Our trip to Chitwan National Park was as planned as a short discussion about how we should go there, followed by a packing of bags and a taxi to Kantipath the next morning at 6:30 am, hoping to catch any bus that would take us there. Every bus in the long line of tourist buses turned us down, with the exception of one dodgy-looking one named Sai Baba. The last two seats in the back of the dilapidated bus were available for about 500 rupees each, which we gladly took.

The ride was perhaps the most hair-raising I have had in Nepal, with the driver speeding down the Prithvi Highway in the fog, slamming on breaks at nearly every bend, which took a good 10 minutes to screech to a crawl. We grinned optimistically at each other with clenched teeth, silently and desperately hoping to avoid taking to the sky— deeply aware that the Trisuli river was rushing somewhere frighteningly far below us in the white mist. Rather than study how the side of the road plummeted into nothingness, I kept staring at the small photo at the front of the bus of a smiling man with an afro. The faded photo seemed important to the driver, by its prominent placement. The fog eventually lifted as the hours passed, as the mountains and hills were ironed into flat green paddies.
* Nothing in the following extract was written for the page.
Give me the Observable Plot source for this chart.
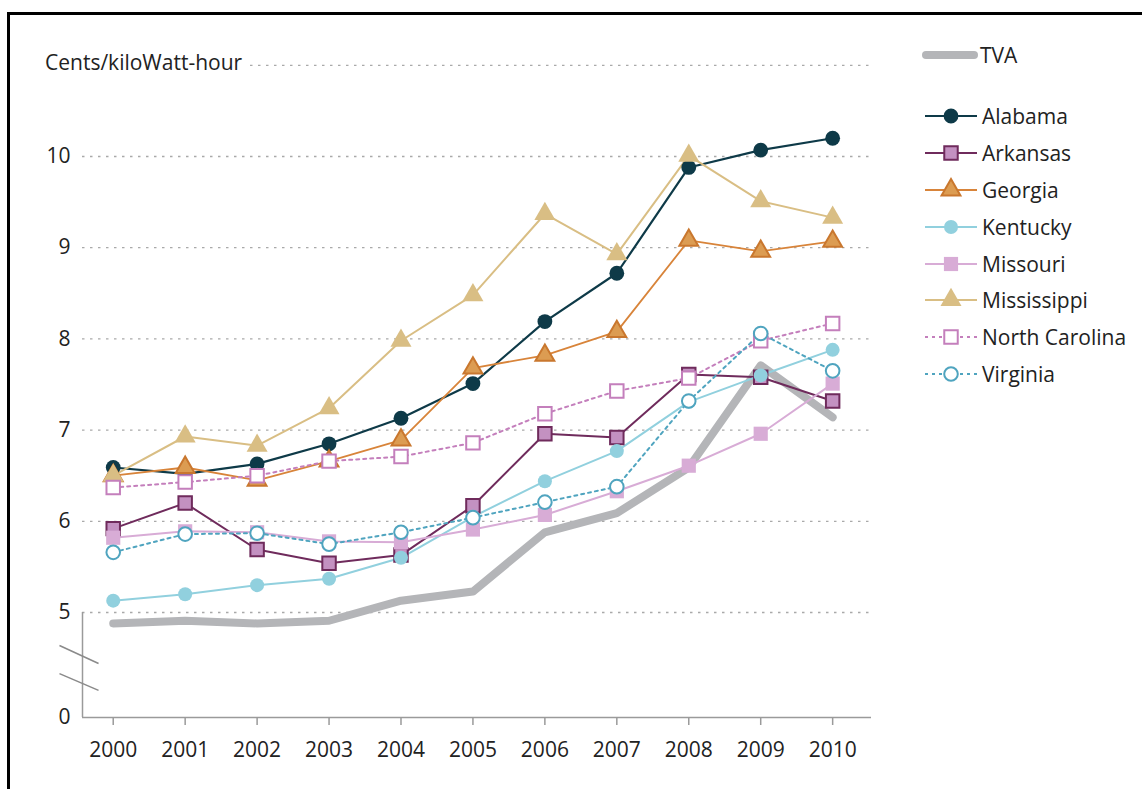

We wobbled off the bus with jelly legs, surprised that we arrived in one piece— vowing never, ever to take a Sai Baba bus again. The moment our boots hit the dirt, we were approached from all sides by people offering us rides to their guesthouses. Though we had not planned out the trip, we did know where we wanted to stay: Gaida Lodge, which is run by one of Nepal's most renowned ornithologists. There are over 500 species of birds in Chitwan National Park, and with our hearts set on seeing anything feathered, we decided there wasn't a better place to stay than at a lodge run by an ornithologist. I offered Pedro one of the two boiled eggs I had been saving in my pocket since the rest stop in somewhere before Dumre, and with a vague notion of the direction of Gaida, we set off.

"Crumble the shells up small so the little birds can use them."

I ground the shells in my hand, delighting in the sensation. It tickled me, the thought of some colourful bird carrying off the little pieces to his nest, in hopes of impressing a lady bird. The air was thick, and smelled of animal.